The pebbles at the bottom are hot and round and bubbles rise from between them. As we sat in the dark, the light from jeeps arriving creating enormous shadows from rocks or wooden stakes reflected on the steam, Siggy felt compelled to share how amazing he found it that only 200 meters beneath us there is a whole sea of lava bursting to get out. In this horror film setting it did make me somewhat paranoid, but prone as I am to paranoia, it was not enough to get me to leave the warmth of the water and walk, dripping wet, onto a platform where the air’s temperature was below zero. Eventually I did get our and sat on the wooden decking, while, surprisingly, the rising heat from the water dried me off completely. I am not sure if it would have been better to have visited in the summer when at 9pm everything would have been bathed in a twilight that lasts until morning some 4-6 hours later.
Needless to say, nothing disturbed my sleep that night, not even the incredibly loud snoring from one of my travel companions. The dark, the silence and the warmth put me straight to sleep. The next morning we watched a group of elderly German and French tourists walk into the lava field maze and disappear, on a weeklong trek that would take them through the lava fields to one shelter after the other and a series of hot springs and silent volcanoes.

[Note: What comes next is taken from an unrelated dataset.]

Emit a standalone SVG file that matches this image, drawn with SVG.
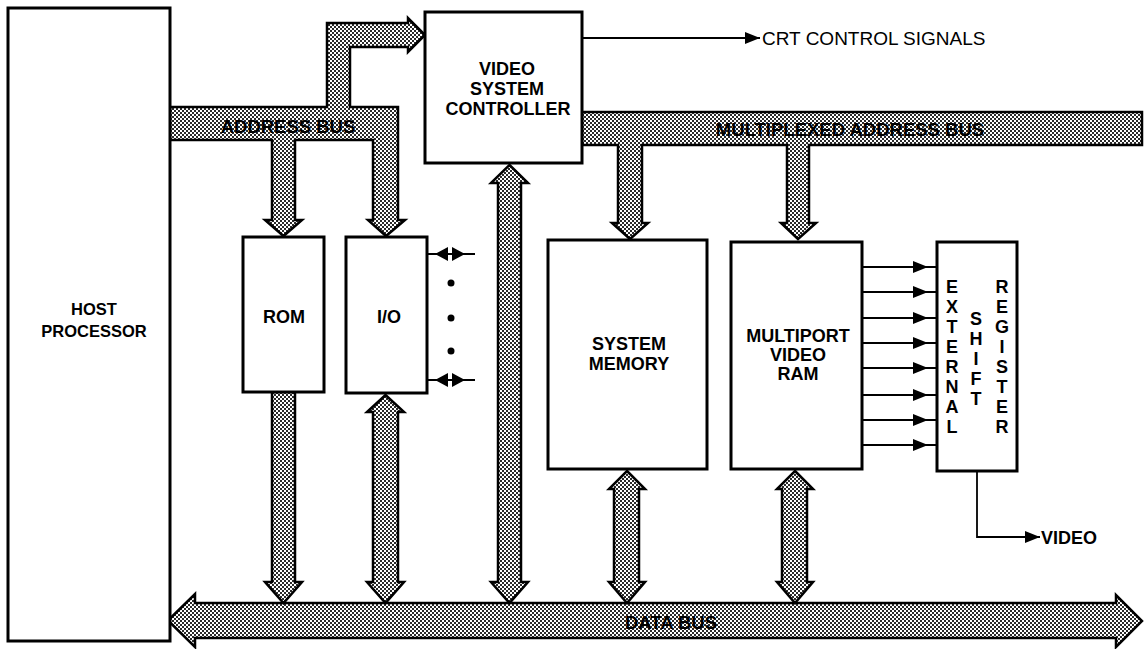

As we drove back to Reykjavik, through fields of moss, volcanoes, streams that came up to the jeeps doors and glassy rock, I felt nostalgic and relieved to leave it all behind. Our final stop before returning was at a massive waterfall where all the streams converged into a river that emptied into the Atlantic. The cliff side at the waterfall was bordered by rusty wires, what you might find on a WWI trench. Drops lingered from the spikes. Similar to the island itself, with its forbidding beauty, a warning of the power nature has hidden away, like a champagne bottle that’s been shaking all day.